The dataframe that we just read consists of 4262 articles as rows.

.. GENERATED FROM PYTHON SOURCE LINES 40-43

.. code-block:: Python


    print(df.shape[0])





.. rst-class:: sphx-glr-script-out

 .. code-block:: none

    4262




.. GENERATED FROM PYTHON SOURCE LINES 44-45

And their authors, abstract, keywords, title, research labs and domain as columns.

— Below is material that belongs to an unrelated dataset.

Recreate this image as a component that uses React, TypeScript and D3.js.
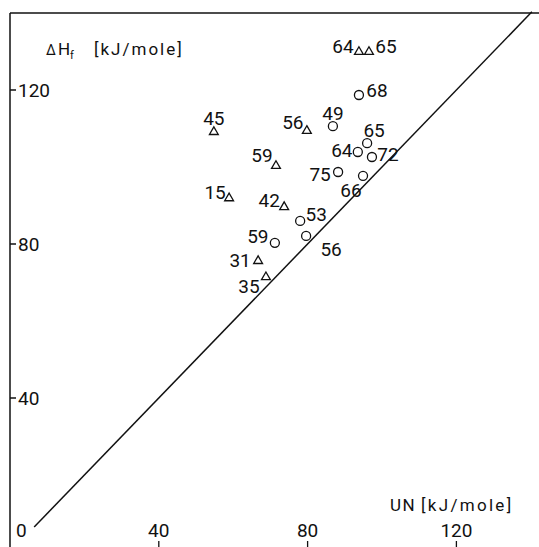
import React from "react";
import * as d3 from "d3";

// triangles
const triLabels = ["45", "56", "64", "65", "59", "15", "42", "31", "35"];
const triX = [54.8, 79.8, 93.8, 96.5, 71.5, 58.9, 73.7, 66.7, 68.8];
const triY = [109.1, 109.4, 129.9, 129.9, 100.3, 91.9, 89.6, 75.6, 71.4];

// circles
const circLabels = ["49", "68", "65", "64", "72", "75", "66", "53", "56", "59"];
const circX = [86.8, 93.8, 96.0, 93.5, 97.3, 88.2, 94.9, 78.0, 79.6, 71.2];
const circY = [110.6, 118.7, 106.2, 103.9, 102.6, 98.7, 97.7, 86.0, 82.1, 80.3];

const xTicks = [40, 80, 120];
const yTicks = [40, 80, 120];

// label offsets from marker (px) - layout only
const triLabelOff = [[0, -14], [-14, -9], [-16, -6], [17, -6], [-14, -11], [-14, -6], [-15, -7], [-18, -1], [-17, 9]];
const circLabelOff = [[0, -13], [18, -5], [7, -13], [-16, -2], [16, -3], [-18, 2], [-12, 14], [16, -7], [25, 13], [-17, -7]];

const W = 539;
const H = 547;
const FONT = "Roboto, 'Liberation Sans', sans-serif";
const INK = "#111";

export default function App() {
  const x = d3.scaleLinear().domain([0, 140]).range([10, 10 + 140 * 3.72]);
  const y = d3.scaleLinear().domain([0, 140]).range([552, 13]);

  const tri = d3.symbol().type(d3.symbolTriangle).size(34)();
  const circ = d3.symbol().type(d3.symbolCircle).size(64)();

  const diag = d3.line<number>().x((d) => x(d)).y((d) => y(d));

  return (
    <svg
      width={W}
      height={H}
      style={{ position: "absolute", left: 0, top: 0, background: "#fff" }}
      fontFamily={FONT}
    >
      {/* frame */}
      <line x1={x(0)} x2={W} y1={y(140)} y2={y(140)} stroke={INK} strokeWidth={1.5} />
      <line x1={x(0)} x2={x(0)} y1={y(140)} y2={H} stroke={INK} strokeWidth={1.5} />

      {/* y ticks */}
      {yTicks.map((t) => (
        <g key={"y" + t}>
          <line x1={x(0)} x2={x(0) + 6} y1={y(t)} y2={y(t)} stroke={INK} strokeWidth={1.5} />
          <text x={x(0) + 8} y={y(t)} dy="0.36em" fontSize={19} fill={INK}>
            {t}
          </text>
        </g>
      ))}

      {/* x ticks */}
      {xTicks.map((t) => (
        <g key={"x" + t}>
          <line x1={x(t)} x2={x(t)} y1={H} y2={H - 6} stroke={INK} strokeWidth={1.3} />
          <text x={x(t)} y={H - 10} textAnchor="middle" fontSize={19} fill={INK}>
            {t}
          </text>
        </g>
      ))}
      <text x={x(0) + 6} y={H - 10} fontSize={19} fill={INK}>
        0
      </text>

      {/* axis titles */}
      <text x={46} y={55} fontSize={17} fill={INK}>
        <tspan fontSize={14}>Δ</tspan>
        <tspan dx={2}>H</tspan>
        <tspan fontSize={11} dy={4}>f</tspan>
        <tspan x={94} dy={-4} letterSpacing={2}>[kJ/mole]</tspan>
      </text>
      <text x={390} y={511} fontSize={17} fill={INK}>
        <tspan letterSpacing={1.5}>UN</tspan>
        <tspan x={421} letterSpacing={2.3}>[kJ/mole]</tspan>
      </text>

      {/* y = x line */}
      <path d={diag([6.5, 140.3]) ?? ""} stroke={INK} strokeWidth={1.5} fill="none" />

      {/* triangles */}
      {triLabels.map((lab, i) => (
        <g key={"t" + i}>
          <path d={tri ?? ""} transform={`translate(${x(triX[i])},${y(triY[i])})`} fill="none" stroke={INK} strokeWidth={1.3} />
          <text
            x={x(triX[i]) + triLabelOff[i][0]}
            y={y(triY[i]) + triLabelOff[i][1]}
            dy="0.36em"
            textAnchor="middle"
            fontSize={19}
            fill={INK}
          >
            {lab}
          </text>
        </g>
      ))}

      {/* circles */}
      {circLabels.map((lab, i) => (
        <g key={"c" + i}>
          <path d={circ ?? ""} transform={`translate(${x(circX[i])},${y(circY[i])})`} fill="none" stroke={INK} strokeWidth={1.3} />
          <text
            x={x(circX[i]) + circLabelOff[i][0]}
            y={y(circY[i]) + circLabelOff[i][1]}
            dy="0.36em"
            textAnchor="middle"
            fontSize={19}
            fill={INK}
          >
            {lab}
          </text>
        </g>
      ))}
    </svg>
  );
}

.. GENERATED FROM PYTHON SOURCE LINES 45-48

.. code-block:: Python


    print(*df.columns, sep="\n")





.. rst-class:: sphx-glr-script-out

 .. code-block:: none

    structId_i
    authFullName_s
    en_abstract_s
    en_keyword_s
    en_title_s
    structAcronym_s
    producedDateY_i
    producedDateM_i
    halId_s
    docid
    en_domainAllCodeLabel_fs




.. GENERATED FROM PYTHON SOURCE LINES 49-62

Creating correspondance matrices for each entity type
=====================================================

From this table of articles, we want to extract matrices that will map the
correspondance between these articles and the entities we want to use.

Authors
------------

Let's start with the authors for example. We want to create a matrix where
the rows represent the articles and the columns represent the authors. Each
cell (n, m) will have a 1 in it if the *nth* article was written by the *mth*
author.

.. GENERATED FROM PYTHON SOURCE LINES 62-67

.. code-block:: Python


    from cartodata.loading import load_comma_separated_column  # noqa

    authors_mat, authors_scores = load_comma_separated_column(df, 'authFullName_s')

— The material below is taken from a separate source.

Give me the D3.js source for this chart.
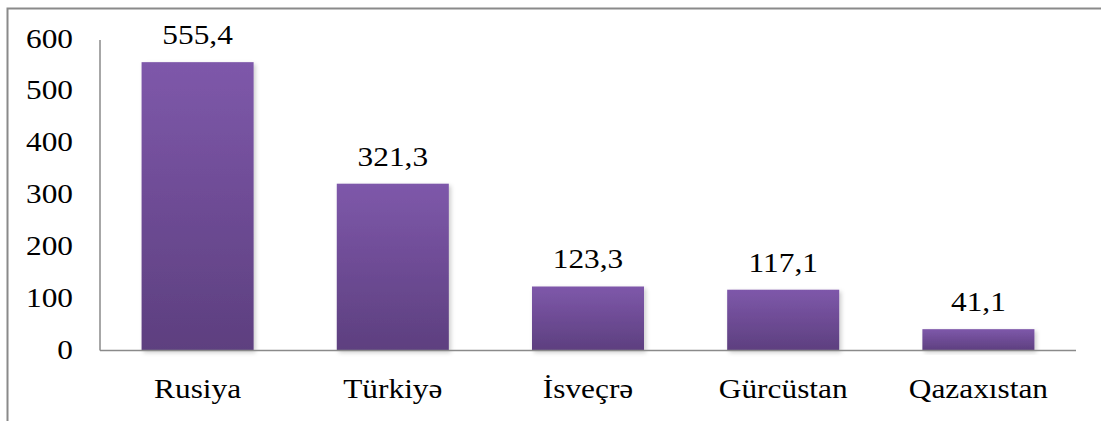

.. GENERATED FROM PYTHON SOURCE LINES 68-77

The `load_comma_separated_column` function takes in a dataframe and the name
of a column and returns two objects:

- a sparse matrix
- a pandas `Series`

Each column of the sparce matrix `authors_mat`, corresponds to an author and
each row corresponds to an article. We see that there are 7348 distict
authors for 4262 articles.

.. GENERATED FROM PYTHON SOURCE LINES 77-80

.. code-block:: Python


    authors_mat.shape





.. rst-class:: sphx-glr-script-out

 .. code-block:: none


    (4262, 7348)



.. GENERATED FROM PYTHON SOURCE LINES 81-85

The series, which we named `authors_scores`, contains the list of authors
extracted from the column `authFullName_s` with a score that is equal to the
number of rows (articles) that this value was mapped within the `authors_mat`
matrix.

.. GENERATED FROM PYTHON SOURCE LINES 85-88

.. code-block:: Python


    authors_scores.head()





.. rst-class:: sphx-glr-script-out

 .. code-block:: none


    Frédéric Blanqui       4
    Sébastien Tixeuil     47
    Michèle Sebag        137
    Céline Rouveirol       2
    Philippe Balbiani      2
    dtype: int64



.. GENERATED FROM PYTHON SOURCE LINES 89-92

If we look at the *2nd* column of the matrix, which corresponds to the author
**Sébastien Tixeuil**, we can see that it has 47 non-zero rows, each row
indicating which articles he authored.

.. GENERATED FROM PYTHON SOURCE LINES 92-95

.. code-block:: Python


    print(authors_mat[:, 1])





.. rst-class:: sphx-glr-script-out

 .. code-block:: none

      (1, 0)        1
      (7, 0)        1
      (22, 0)       1
      (60, 0)       1
      (128, 0)      1
      (136, 0)      1
      (150, 0)      1
      (179, 0)      1
      (205, 0)      1
      (212, 0)      1
      (233, 0)      1
      (238, 0)      1
      (241, 0)      1
      (246, 0)      1
      (262, 0)      1
      (282, 0)      1
      (294, 0)      1
      (356, 0)      1
      (358, 0)      1
      (359, 0)      1
      (363, 0)      1
      (371, 0)      1
      (372, 0)      1
      (409, 0)      1
      (498, 0)      1
      (501, 0)      1
      (536, 0)      1
      (541, 0)      1
      (542, 0)      1
      (878, 0)      1
      (893, 0)      1
      (1600, 0)     1
      (1717, 0)     1
      (2037, 0)     1
      (2075, 0)     1
      (2116, 0)     1
      (2222, 0)     1
      (2373, 0)     1
      (2449, 0)     1
      (2450, 0)     1
      (2611, 0)     1
      (2732, 0)     1
      (2976, 0)     1
      (2986, 0)     1
      (3107, 0)     1
      (3221, 0)     1
      (3791, 0)     1




.. GENERATED FROM PYTHON SOURCE LINES 96-101

Labs
--------

Similarly, we can create matrices for the labs by simply passing the
`structAcronym_s` column to the function.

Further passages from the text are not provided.